**Exercise materials**
------
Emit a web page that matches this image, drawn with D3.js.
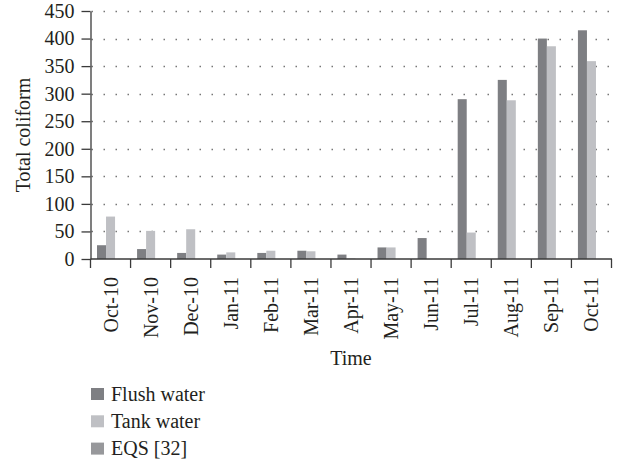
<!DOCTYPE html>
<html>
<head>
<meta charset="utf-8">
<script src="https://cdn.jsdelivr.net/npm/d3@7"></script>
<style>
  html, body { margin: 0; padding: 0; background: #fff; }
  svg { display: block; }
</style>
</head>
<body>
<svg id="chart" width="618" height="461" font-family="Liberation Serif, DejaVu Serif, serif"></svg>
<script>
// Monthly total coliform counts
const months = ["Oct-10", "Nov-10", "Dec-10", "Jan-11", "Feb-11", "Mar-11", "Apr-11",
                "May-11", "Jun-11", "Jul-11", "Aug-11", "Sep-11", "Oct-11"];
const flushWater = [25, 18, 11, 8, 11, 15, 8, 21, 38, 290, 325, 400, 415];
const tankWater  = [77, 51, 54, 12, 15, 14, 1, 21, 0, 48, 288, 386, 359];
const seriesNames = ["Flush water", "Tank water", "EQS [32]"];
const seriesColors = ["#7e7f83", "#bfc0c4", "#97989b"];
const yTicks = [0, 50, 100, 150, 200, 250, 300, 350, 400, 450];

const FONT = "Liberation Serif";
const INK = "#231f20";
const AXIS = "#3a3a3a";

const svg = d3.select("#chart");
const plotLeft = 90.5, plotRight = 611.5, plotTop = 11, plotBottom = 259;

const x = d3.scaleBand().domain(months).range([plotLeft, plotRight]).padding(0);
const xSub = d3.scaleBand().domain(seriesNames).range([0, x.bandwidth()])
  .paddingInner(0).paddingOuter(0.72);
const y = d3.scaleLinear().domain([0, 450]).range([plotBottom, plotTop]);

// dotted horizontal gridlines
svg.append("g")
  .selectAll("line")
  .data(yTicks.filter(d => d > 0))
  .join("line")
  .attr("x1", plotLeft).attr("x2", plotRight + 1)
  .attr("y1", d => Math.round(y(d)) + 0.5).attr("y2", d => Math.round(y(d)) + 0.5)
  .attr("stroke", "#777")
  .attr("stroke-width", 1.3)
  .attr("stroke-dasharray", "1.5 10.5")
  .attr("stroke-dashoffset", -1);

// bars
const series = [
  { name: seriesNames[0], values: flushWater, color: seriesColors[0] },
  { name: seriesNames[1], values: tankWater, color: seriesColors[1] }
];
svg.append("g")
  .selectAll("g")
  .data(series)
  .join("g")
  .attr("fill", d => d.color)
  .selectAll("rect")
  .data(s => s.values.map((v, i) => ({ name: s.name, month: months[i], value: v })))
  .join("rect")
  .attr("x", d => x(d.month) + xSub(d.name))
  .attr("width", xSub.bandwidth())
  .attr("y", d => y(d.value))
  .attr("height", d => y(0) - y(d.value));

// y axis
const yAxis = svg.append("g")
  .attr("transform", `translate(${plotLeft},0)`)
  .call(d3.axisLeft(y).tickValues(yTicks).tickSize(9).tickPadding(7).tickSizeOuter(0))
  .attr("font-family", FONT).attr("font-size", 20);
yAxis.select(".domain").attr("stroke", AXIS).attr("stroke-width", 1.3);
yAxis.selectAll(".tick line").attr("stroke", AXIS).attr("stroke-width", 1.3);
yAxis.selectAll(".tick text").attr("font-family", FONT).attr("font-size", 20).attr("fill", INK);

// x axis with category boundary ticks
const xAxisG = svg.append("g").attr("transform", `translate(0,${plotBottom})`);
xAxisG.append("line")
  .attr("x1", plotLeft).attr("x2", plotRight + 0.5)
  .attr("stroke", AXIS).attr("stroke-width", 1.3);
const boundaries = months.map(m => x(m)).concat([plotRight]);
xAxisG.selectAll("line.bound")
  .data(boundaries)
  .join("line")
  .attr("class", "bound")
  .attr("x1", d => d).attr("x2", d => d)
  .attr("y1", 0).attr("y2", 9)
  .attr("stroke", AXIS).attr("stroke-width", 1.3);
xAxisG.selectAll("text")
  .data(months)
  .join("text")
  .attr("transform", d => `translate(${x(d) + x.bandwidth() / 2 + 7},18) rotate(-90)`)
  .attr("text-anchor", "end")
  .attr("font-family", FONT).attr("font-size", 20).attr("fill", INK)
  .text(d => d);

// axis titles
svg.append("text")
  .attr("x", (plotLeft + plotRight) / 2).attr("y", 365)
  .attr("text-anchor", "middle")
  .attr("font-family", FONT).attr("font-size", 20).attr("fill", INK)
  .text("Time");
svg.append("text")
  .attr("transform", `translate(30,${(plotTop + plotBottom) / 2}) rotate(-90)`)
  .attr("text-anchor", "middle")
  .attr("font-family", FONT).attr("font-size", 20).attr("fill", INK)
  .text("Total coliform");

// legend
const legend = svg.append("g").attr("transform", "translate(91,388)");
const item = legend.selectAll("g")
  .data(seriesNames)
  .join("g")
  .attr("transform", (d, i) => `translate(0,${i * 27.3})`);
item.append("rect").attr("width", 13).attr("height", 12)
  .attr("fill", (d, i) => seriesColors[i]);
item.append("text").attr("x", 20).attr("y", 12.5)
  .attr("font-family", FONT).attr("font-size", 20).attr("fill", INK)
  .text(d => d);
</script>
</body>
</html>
------
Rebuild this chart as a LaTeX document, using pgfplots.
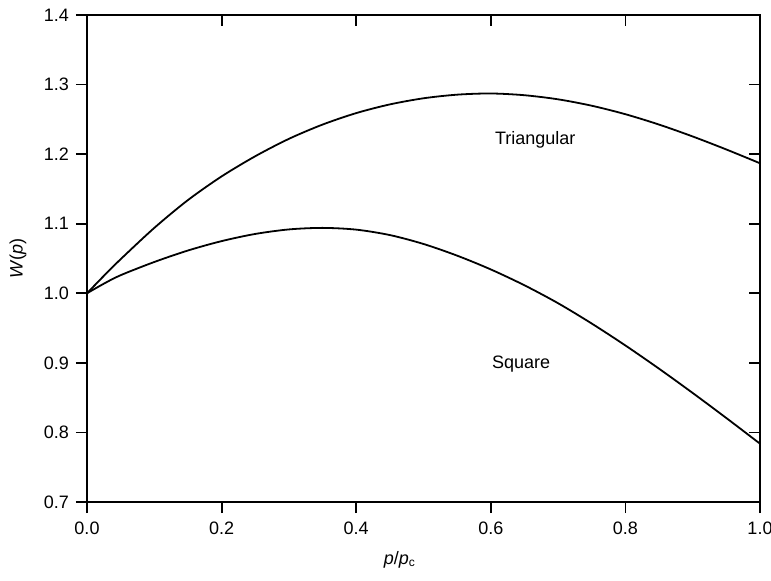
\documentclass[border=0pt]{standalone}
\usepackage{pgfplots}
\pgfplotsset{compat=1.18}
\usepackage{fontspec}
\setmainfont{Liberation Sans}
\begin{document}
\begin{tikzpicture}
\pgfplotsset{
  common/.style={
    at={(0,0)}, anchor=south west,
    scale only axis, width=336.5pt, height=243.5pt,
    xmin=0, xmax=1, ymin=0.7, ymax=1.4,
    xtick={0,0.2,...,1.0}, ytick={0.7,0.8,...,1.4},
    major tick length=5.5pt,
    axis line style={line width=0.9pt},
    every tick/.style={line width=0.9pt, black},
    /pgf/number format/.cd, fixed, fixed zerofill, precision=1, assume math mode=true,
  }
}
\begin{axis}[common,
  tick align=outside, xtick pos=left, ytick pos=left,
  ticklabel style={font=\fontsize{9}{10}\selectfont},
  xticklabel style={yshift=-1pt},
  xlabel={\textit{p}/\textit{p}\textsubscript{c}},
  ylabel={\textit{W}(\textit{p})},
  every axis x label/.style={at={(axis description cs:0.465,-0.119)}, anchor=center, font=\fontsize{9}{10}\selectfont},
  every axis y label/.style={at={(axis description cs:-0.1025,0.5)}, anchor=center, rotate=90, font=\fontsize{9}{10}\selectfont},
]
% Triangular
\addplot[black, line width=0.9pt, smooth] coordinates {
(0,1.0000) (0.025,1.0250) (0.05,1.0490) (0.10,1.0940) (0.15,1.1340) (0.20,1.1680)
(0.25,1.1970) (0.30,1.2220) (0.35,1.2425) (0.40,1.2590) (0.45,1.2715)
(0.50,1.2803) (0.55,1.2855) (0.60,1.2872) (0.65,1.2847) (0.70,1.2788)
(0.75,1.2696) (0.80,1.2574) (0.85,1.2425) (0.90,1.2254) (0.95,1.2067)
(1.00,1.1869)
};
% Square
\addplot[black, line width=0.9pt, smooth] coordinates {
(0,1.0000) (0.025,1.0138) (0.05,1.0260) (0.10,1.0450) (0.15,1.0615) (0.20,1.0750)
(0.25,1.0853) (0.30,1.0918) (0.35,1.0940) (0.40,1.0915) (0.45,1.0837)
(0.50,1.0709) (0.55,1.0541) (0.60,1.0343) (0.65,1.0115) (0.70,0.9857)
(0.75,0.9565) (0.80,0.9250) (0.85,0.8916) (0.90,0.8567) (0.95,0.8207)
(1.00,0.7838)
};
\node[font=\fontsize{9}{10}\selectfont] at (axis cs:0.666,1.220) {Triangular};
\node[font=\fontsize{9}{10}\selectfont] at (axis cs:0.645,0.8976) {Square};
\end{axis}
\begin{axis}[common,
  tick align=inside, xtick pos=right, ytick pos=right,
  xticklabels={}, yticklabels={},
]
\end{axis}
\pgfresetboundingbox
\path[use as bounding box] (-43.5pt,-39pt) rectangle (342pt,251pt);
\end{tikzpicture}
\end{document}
------
Pictures are excluded. Repeat exactly the lines from the one containing "Emit a web page" to the one containing "d3.scaleLinear().domain([0, 450]).range([plotBottom, plotTop]);", inclusive.

**The solution**
Emit a web page that matches this image, drawn with D3.js.
<!DOCTYPE html>
<html>
<head>
<meta charset="utf-8">
<script src="https://cdn.jsdelivr.net/npm/d3@7"></script>
<style>
  html, body { margin: 0; padding: 0; background: #fff; }
  svg { display: block; }
</style>
</head>
<body>
<svg id="chart" width="618" height="461" font-family="Liberation Serif, DejaVu Serif, serif"></svg>
<script>
// Monthly total coliform counts
const months = ["Oct-10", "Nov-10", "Dec-10", "Jan-11", "Feb-11", "Mar-11", "Apr-11",
                "May-11", "Jun-11", "Jul-11", "Aug-11", "Sep-11", "Oct-11"];
const flushWater = [25, 18, 11, 8, 11, 15, 8, 21, 38, 290, 325, 400, 415];
const tankWater  = [77, 51, 54, 12, 15, 14, 1, 21, 0, 48, 288, 386, 359];
const seriesNames = ["Flush water", "Tank water", "EQS [32]"];
const seriesColors = ["#7e7f83", "#bfc0c4", "#97989b"];
const yTicks = [0, 50, 100, 150, 200, 250, 300, 350, 400, 450];

const FONT = "Liberation Serif";
const INK = "#231f20";
const AXIS = "#3a3a3a";

const svg = d3.select("#chart");
const plotLeft = 90.5, plotRight = 611.5, plotTop = 11, plotBottom = 259;

const x = d3.scaleBand().domain(months).range([plotLeft, plotRight]).padding(0);
const xSub = d3.scaleBand().domain(seriesNames).range([0, x.bandwidth()])
  .paddingInner(0).paddingOuter(0.72);
const y = d3.scaleLinear().domain([0, 450]).range([plotBottom, plotTop]);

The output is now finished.